--- Short problem ---
Starting at the first line of the data below, retype every line up to and including the one containing "const sideDb = [2.6, 2.4, 2.3, 2.4];".

--- Source data ---
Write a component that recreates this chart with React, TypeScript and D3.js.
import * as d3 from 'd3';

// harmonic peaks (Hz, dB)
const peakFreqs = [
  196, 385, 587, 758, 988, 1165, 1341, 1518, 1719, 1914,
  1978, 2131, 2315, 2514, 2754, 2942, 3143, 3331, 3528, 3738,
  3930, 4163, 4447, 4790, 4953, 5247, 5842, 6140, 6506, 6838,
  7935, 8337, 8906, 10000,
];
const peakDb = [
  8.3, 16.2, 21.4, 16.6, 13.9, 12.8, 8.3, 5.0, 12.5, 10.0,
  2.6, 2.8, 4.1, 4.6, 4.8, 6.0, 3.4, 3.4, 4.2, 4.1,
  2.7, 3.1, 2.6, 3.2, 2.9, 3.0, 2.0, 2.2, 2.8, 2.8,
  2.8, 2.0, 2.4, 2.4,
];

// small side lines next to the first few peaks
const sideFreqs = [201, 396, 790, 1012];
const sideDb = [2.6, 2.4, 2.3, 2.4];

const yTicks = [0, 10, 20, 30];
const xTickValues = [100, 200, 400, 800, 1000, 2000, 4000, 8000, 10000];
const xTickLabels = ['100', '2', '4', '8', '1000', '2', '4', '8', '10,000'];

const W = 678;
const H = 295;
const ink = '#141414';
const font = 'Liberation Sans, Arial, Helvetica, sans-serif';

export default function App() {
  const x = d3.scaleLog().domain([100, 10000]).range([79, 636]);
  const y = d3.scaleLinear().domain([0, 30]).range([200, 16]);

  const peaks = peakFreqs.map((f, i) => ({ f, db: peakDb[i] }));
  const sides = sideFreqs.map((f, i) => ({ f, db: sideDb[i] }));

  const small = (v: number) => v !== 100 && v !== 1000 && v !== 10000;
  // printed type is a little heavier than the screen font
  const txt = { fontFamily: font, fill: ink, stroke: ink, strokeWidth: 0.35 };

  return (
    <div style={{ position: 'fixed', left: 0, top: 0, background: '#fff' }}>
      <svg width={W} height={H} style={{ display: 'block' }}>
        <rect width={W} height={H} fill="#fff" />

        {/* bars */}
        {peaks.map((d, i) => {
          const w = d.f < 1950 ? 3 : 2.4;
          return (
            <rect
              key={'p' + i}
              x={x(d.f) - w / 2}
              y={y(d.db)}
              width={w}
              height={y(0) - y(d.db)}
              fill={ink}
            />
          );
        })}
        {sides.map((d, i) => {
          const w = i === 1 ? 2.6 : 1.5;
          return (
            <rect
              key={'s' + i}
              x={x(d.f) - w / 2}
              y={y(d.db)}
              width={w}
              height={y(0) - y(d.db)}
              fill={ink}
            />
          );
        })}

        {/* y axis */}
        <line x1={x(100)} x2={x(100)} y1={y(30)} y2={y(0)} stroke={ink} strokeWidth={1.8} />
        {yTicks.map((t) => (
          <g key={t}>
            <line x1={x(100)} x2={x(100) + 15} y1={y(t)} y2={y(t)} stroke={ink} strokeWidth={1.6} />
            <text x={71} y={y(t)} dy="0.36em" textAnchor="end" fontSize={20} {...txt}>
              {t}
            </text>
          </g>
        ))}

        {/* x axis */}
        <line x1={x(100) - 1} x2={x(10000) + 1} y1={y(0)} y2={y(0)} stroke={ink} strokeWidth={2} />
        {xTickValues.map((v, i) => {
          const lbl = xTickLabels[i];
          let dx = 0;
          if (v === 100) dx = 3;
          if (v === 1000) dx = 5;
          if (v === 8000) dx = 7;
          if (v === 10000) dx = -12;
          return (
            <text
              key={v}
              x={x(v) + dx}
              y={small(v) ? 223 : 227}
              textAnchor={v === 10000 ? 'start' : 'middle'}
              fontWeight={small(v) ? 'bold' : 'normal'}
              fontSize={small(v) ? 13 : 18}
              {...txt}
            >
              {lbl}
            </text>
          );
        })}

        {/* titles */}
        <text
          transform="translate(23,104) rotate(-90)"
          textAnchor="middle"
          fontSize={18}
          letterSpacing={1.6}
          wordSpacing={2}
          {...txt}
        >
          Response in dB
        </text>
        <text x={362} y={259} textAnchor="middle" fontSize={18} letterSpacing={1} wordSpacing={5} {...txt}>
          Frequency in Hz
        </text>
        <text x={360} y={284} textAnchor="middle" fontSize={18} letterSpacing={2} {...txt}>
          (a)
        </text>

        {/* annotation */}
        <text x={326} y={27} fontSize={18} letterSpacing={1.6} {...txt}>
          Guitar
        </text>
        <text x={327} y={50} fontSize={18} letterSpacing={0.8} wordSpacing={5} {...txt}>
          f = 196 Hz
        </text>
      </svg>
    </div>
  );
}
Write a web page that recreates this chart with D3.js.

--- Task output ---
Write a component that recreates this chart with React, TypeScript and D3.js.
import * as d3 from 'd3';

// harmonic peaks (Hz, dB)
const peakFreqs = [
  196, 385, 587, 758, 988, 1165, 1341, 1518, 1719, 1914,
  1978, 2131, 2315, 2514, 2754, 2942, 3143, 3331, 3528, 3738,
  3930, 4163, 4447, 4790, 4953, 5247, 5842, 6140, 6506, 6838,
  7935, 8337, 8906, 10000,
];
const peakDb = [
  8.3, 16.2, 21.4, 16.6, 13.9, 12.8, 8.3, 5.0, 12.5, 10.0,
  2.6, 2.8, 4.1, 4.6, 4.8, 6.0, 3.4, 3.4, 4.2, 4.1,
  2.7, 3.1, 2.6, 3.2, 2.9, 3.0, 2.0, 2.2, 2.8, 2.8,
  2.8, 2.0, 2.4, 2.4,
];

// small side lines next to the first few peaks
const sideFreqs = [201, 396, 790, 1012];
const sideDb = [2.6, 2.4, 2.3, 2.4];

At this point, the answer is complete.